Попасть, задержаться, остаться

В недавнем интервью газете «Ех Libris НГ» Валерия Нарбикова, ныне почти забытая, а лет двадцать тому назад модная молодая писательница (ее благословил в тогдашней «Юности» Андрей Битов), строго указала на то, что мне давно следует понять: времена Юрия Трифонова прошли. Упрек в собственной отсталости смиренно принимаю, упрек Трифонову– нет. Это времена Нарбиковой прошли: сейчас она напомнила о себе – правда, всего лишь интервью, а не стихами и не прозой, – и слава богу.
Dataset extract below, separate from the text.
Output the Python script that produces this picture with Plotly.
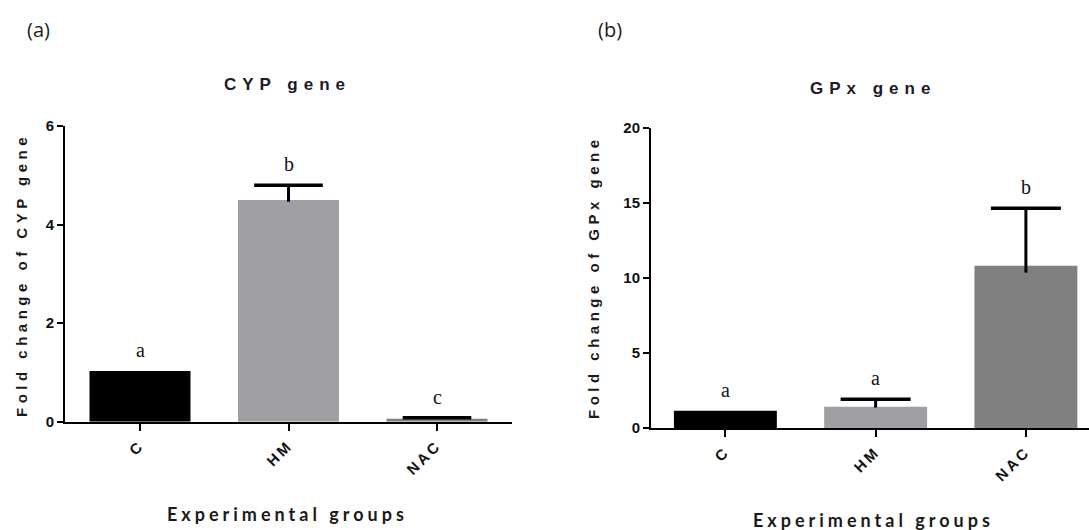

И призадумаешься: а где они, в недавнем прошлом – восходящие звезды новой, свободной российской словесности? Где Денежкина, без упоминания которой не обходилось ни одно литературно-критическое высказывание? Где Нарбикова? И почему замолкла так надолго, а от ее «Около» и «эколо» если что подзадержалось в моей литературной памяти, то исключительно первая фраза?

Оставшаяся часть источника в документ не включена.